Several men from Mike’s company stood guard while he cared for his weapon. He was still a sergeant, but he headed a company anyhow. Nobody who’d been a scalp in an encampment would ever make officer’s rank, even if he commanded a regiment. Captain Magnusson had commanded a regiment till he picked up another leg wound. He was on the shelf again, but he was supposed to get better.
Here on Honshu, they actually had fought girls carrying spears. Jugs would have laughed if he hadn’t stopped a machine-gun round with his nose outside of Nagasaki. Mike hadn’t thought it was funny. He didn’t want to kill those high-school kids. They sure as hell wanted to kill him, though. Sometimes you didn’t get many choices, not if you wanted to go on breathing.

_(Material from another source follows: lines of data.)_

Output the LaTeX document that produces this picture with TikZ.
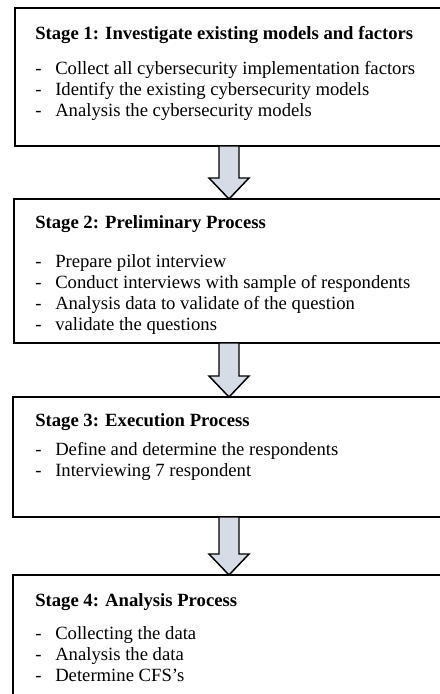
\documentclass[tikz,border=0pt]{standalone}
\usepackage{fontspec}
\setmainfont{Liberation Serif}
\usetikzlibrary{calc}
\definecolor{arrowfill}{HTML}{D6DCE5}
\newcommand{\dashitem}[1]{\makebox[15pt][l]{-}#1}
\begin{document}
\begin{tikzpicture}[
    x=0.75pt,
    y=-0.75pt,
    font=\fontsize{14}{15.75}\selectfont,
    stage/.style={draw, line width=1.5pt, anchor=north west, outer sep=0pt, inner sep=0pt},
    steps/.style={anchor=north west, inner sep=0pt, align=left},
    flow/.style={draw=black, line width=1.1pt, fill=arrowfill, line join=miter},
]
    \useasboundingbox (0, 0) rectangle (440, 694);
    \clip (0, 0) rectangle (440, 694);

    \node[stage, minimum width=321pt, minimum height=103.5pt] (s1) at (15, 8) {};
    \node[stage, minimum width=322.5pt, minimum height=108pt] (s2) at (14, 199) {};
    \node[stage, minimum width=324pt, minimum height=90pt] (s3) at (13, 397) {};
    \node[stage, minimum width=324pt, minimum height=112.5pt] (s4) at (13, 575) {};

    \node[steps] (t1) at ($(s1.north west)+(20, 18.5)$) {%
        \textbf{Stage 1: Investigate existing models and factors}\\[10.5pt]
        \dashitem{Collect all cybersecurity implementation factors}\\
        \dashitem{Identify the existing cybersecurity models}\\
        \dashitem{Analysis the cybersecurity models}};
    \node[steps] (t2) at ($(s2.north west)+(21, 16.5)$) {%
        \textbf{Stage 2: Preliminary Process}\\[13.5pt]
        \dashitem{Prepare pilot interview}\\
        \dashitem{Conduct interviews with sample of respondents}\\
        \dashitem{Analysis data to validate of the question}\\
        \dashitem{validate the questions}};
    \node[steps] (t3) at ($(s3.north west)+(22, 16.5)$) {%
        \textbf{Stage 3: Execution Process}\\[6pt]
        \dashitem{Define and determine the respondents}\\
        \dashitem{Interviewing 7 respondent}};
    \node[steps] (t4) at ($(s4.north west)+(22, 18.5)$) {%
        \textbf{Stage 4: Analysis Process}\\[9pt]
        \dashitem{Collecting the data}\\
        \dashitem{Analysis the data}\\
        \dashitem{Determine CFS’s}};

    % block arrows between the stages
    \foreach \a/\b in {s1/s2, s2/s3, s3/s4}
        \draw[flow] ($(\a.south)+(-10, 0)$) -- ($(\b.north)+(-10, -21)$)
            -- ($(\b.north)+(-20, -21)$) -- (\b.north) -- ($(\b.north)+(20, -21)$)
            -- ($(\b.north)+(10, -21)$) -- ($(\a.south)+(10, 0)$) -- cycle;
\end{tikzpicture}
\end{document}
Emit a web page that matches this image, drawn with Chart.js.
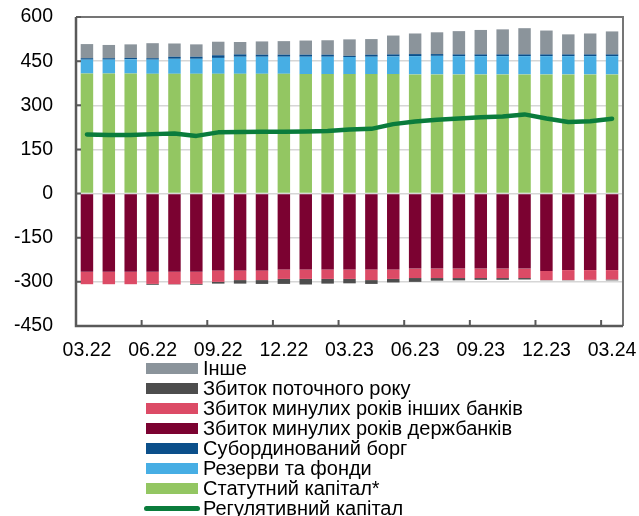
<!DOCTYPE html>
<html>
<head>
<meta charset="utf-8">
<script src="https://cdn.jsdelivr.net/npm/chart.js@4"></script>
<style>
  html, body { margin: 0; padding: 0; background: #fff; }
  #wrap { position: relative; width: 639px; height: 516px; overflow: hidden; }
  #legend { position: absolute; left: 144px; top: 358px; font: 20px "Liberation Sans", Arial, sans-serif; color: #000; }
  .item { display: flex; align-items: center; height: 20px; white-space: nowrap; }
  .sw { width: 52px; height: 11px; margin-left: 2px; margin-right: 5px; }
  .ln { width: 56px; height: 5px; border-radius: 3px; margin-right: 3px; }
</style>
</head>
<body>
<div id="wrap">
  <canvas id="chart" width="639" height="516"></canvas>
  <div id="legend"></div>
</div>
<script>
(function () {
  "use strict";

  const MONTHS = ["03.22", "04.22", "05.22", "06.22", "07.22", "08.22", "09.22", "10.22", "11.22",
    "12.22", "01.23", "02.23", "03.23", "04.23", "05.23", "06.23", "07.23", "08.23", "09.23",
    "10.23", "11.23", "12.23", "01.24", "02.24", "03.24"];

  const Y_TICKS = [-450, -300, -150, 0, 150, 300, 450, 600];

  // positive side (UAH bn)
  const STATUTORY = [408, 408, 408, 407, 407, 407, 407, 407, 407, 407, 406, 406, 406, 406, 406, 405, 405, 405, 405, 405, 405, 405, 405, 405, 405];
  const RESERVES = [47, 47, 48, 48, 51, 51, 54, 58, 58, 58, 59, 59, 58, 59, 60, 62, 63, 62, 62, 62, 62, 62, 62, 62, 62];
  const SUB_DEBT = [5, 5, 5, 5, 7, 7, 9, 8, 7, 7, 7, 7, 4, 7, 7, 7, 6, 6, 6, 6, 6, 6, 6, 6, 6];
  const OTHER = [48, 45, 46, 51, 45, 42, 46, 42, 45, 46, 48, 49, 56, 53, 64, 70, 74, 79, 83, 85, 89, 81, 68, 71, 78];

  // negative side
  const LOSS_STATE = [-266, -266, -266, -266, -266, -266, -261, -261, -261, -258, -258, -258, -258, -258, -258, -255, -255, -255, -255, -255, -255, -263, -260, -260, -260];
  const LOSS_OTHER = [-42, -42, -42, -41, -42, -41, -39, -33, -33, -32, -32, -32, -32, -36, -32, -32, -32, -32, -32, -32, -32, -31, -34, -33, -32];
  const LOSS_CURRENT = [0, 0, 0, -3, -1, -3, -6, -12, -13, -17, -19, -16, -15, -13, -12, -13, -9, -8, -6, -6, -5, -1, -1, -2, -3];

  const REG_CAPITAL = [201, 199, 199, 202, 204, 196, 208, 209, 210, 210, 211, 213, 218, 220, 236, 245, 251, 255, 259, 262, 269, 255, 243, 246, 254];

  const COLORS = {
    other: "#8b949b",
    lossCurrent: "#4d4d4d",
    lossOther: "#dc4b66",
    lossState: "#7b0231",
    subDebt: "#0b4f8a",
    reserves: "#47aee4",
    statutory: "#93c662",
    reg: "#0a7c3c",
    grid: "#d6d6d6",
    axis: "#595959",
    frame: "#757575",
  };

  const FONT = { family: "'Liberation Sans', Arial, sans-serif", size: 19.5 };

  function bar(label, data, color) {
    return {
      type: "bar",
      label: label,
      data: data,
      backgroundColor: color,
      borderWidth: 0,
      stack: "s",
      order: 1,
      categoryPercentage: 1,
      barPercentage: 0.57,
    };
  }

  // frame + inward tick marks
  const framePlugin = {
    id: "frame",
    afterDraw(chart) {
      const { ctx, chartArea: a, scales } = chart;
      ctx.save();
      ctx.lineCap = "butt";
      // top & right
      ctx.strokeStyle = COLORS.frame;
      ctx.lineWidth = 2;
      ctx.beginPath();
      ctx.moveTo(a.left, a.top);
      ctx.lineTo(a.right, a.top);
      ctx.lineTo(a.right, a.bottom);
      ctx.stroke();
      // left & bottom axis
      ctx.strokeStyle = COLORS.axis;
      ctx.lineWidth = 2.5;
      ctx.beginPath();
      ctx.moveTo(a.left, a.top);
      ctx.lineTo(a.left, a.bottom);
      ctx.lineTo(a.right, a.bottom);
      ctx.stroke();
      // y ticks
      ctx.lineWidth = 2;
      ctx.beginPath();
      Y_TICKS.forEach((v) => {
        const y = scales.y.getPixelForValue(v);
        ctx.moveTo(a.left, y);
        ctx.lineTo(a.left + 5, y);
      });
      // x ticks every 3 months, at category boundaries
      const xs = scales.x;
      for (let k = 3; k < MONTHS.length; k += 3) {
        const x = (xs.getPixelForValue(k) + xs.getPixelForValue(k - 1)) / 2;
        ctx.moveTo(x, a.bottom);
        ctx.lineTo(x, a.bottom - 6);
      }
      ctx.stroke();
      ctx.restore();
    },
  };

  const chart = new Chart(document.getElementById("chart"), {
    data: {
      labels: MONTHS,
      datasets: [
        {
          type: "line",
          label: "Регулятивний капітал",
          data: REG_CAPITAL,
          borderColor: COLORS.reg,
          backgroundColor: COLORS.reg,
          borderWidth: 4.5,
          borderCapStyle: "round",
          borderJoinStyle: "round",
          pointRadius: 0,
          tension: 0,
          order: 0,
        },
        bar("Статутний капітал*", STATUTORY, COLORS.statutory),
        bar("Резерви та фонди", RESERVES, COLORS.reserves),
        bar("Субординований борг", SUB_DEBT, COLORS.subDebt),
        bar("Інше", OTHER, COLORS.other),
        bar("Збиток минулих років держбанків", LOSS_STATE, COLORS.lossState),
        bar("Збиток минулих років інших банків", LOSS_OTHER, COLORS.lossOther),
        bar("Збиток поточного року", LOSS_CURRENT, COLORS.lossCurrent),
      ],
    },
    options: {
      responsive: false,
      animation: false,
      devicePixelRatio: 1,
      layout: { padding: { top: 17, right: 16, left: 0, bottom: 0 } },
      plugins: { legend: { display: false }, tooltip: { enabled: false } },
      scales: {
        x: {
          stacked: true,
          offset: true,
          grid: { display: false, drawTicks: false },
          border: { display: false },
          ticks: {
            autoSkip: false,
            maxRotation: 0,
            padding: 13,
            color: "#000",
            font: FONT,
            callback: (v, i) => (i % 3 === 0 ? MONTHS[i] : ""),
          },
          afterFit: (s) => {
            s.height = 190;
            s.paddingLeft = 0;
            s.paddingRight = 0;
          },
        },
        y: {
          stacked: true,
          min: -450,
          max: 600,
          grid: { color: COLORS.grid, lineWidth: 1.5, drawTicks: false },
          border: { display: false },
          afterBuildTicks: (s) => { s.ticks = Y_TICKS.map((v) => ({ value: v })); },
          ticks: { padding: 23, color: "#000", font: FONT },
          afterFit: (s) => {
            s.width = 76;
            s.paddingTop = 0;
            s.paddingBottom = 0;
          },
        },
      },
    },
    plugins: [framePlugin],
  });

  // vertical legend below the chart
  const LEGEND_ORDER = [
    "Інше",
    "Збиток поточного року",
    "Збиток минулих років інших банків",
    "Збиток минулих років держбанків",
    "Субординований борг",
    "Резерви та фонди",
    "Статутний капітал*",
    "Регулятивний капітал",
  ];
  const legend = document.getElementById("legend");
  LEGEND_ORDER.forEach((name) => {
    const ds = chart.data.datasets.find((d) => d.label === name);
    const row = document.createElement("div");
    row.className = "item";
    const sw = document.createElement("span");
    sw.className = ds.type === "line" ? "ln" : "sw";
    sw.style.background = ds.type === "line" ? ds.borderColor : ds.backgroundColor;
    const txt = document.createElement("span");
    txt.textContent = name;
    row.appendChild(sw);
    row.appendChild(txt);
    legend.appendChild(row);
  });
})();
</script>
</body>
</html>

He clicked the magazine back into place and chambered a round. “Okay,” he said. “Let’s get moving.”
One of his men, a nervous little greaser named Gomez, pointed west along the highway. “Maybe we better hold up a second, Sarge,” he said. “Looks like something’s comin’ towards us.”
“Well, shit,” Mike said mildly. “When you’re right, you’re right. I don’t wanna fuck with Jap tanks.”
The Japs didn’t have many. They never had. The ones they did have weren’t as tough as American Shermans. That didn’t mean they were anything foot soldiers wanted to face, though. Mike could have yelled for one of the company’s bazooka teams. But stalking the tanks wouldn’t be easy-there wasn’t much cover close by the road. He lit a cigarette instead. He’d done plenty of fighting for his country. He knew he’d do more, but not right this minute.
There were four tanks: two, then a gap, then two more. And in the gap. . “Well, will you look at that?” Mike said. “I wonder who the big shot is.” In the gap, plainly being escorted by all that armor, came a plain black car. A Japanese flag fluttered on a small staff-it could have been a radio aerial-sticking up from the right front fender.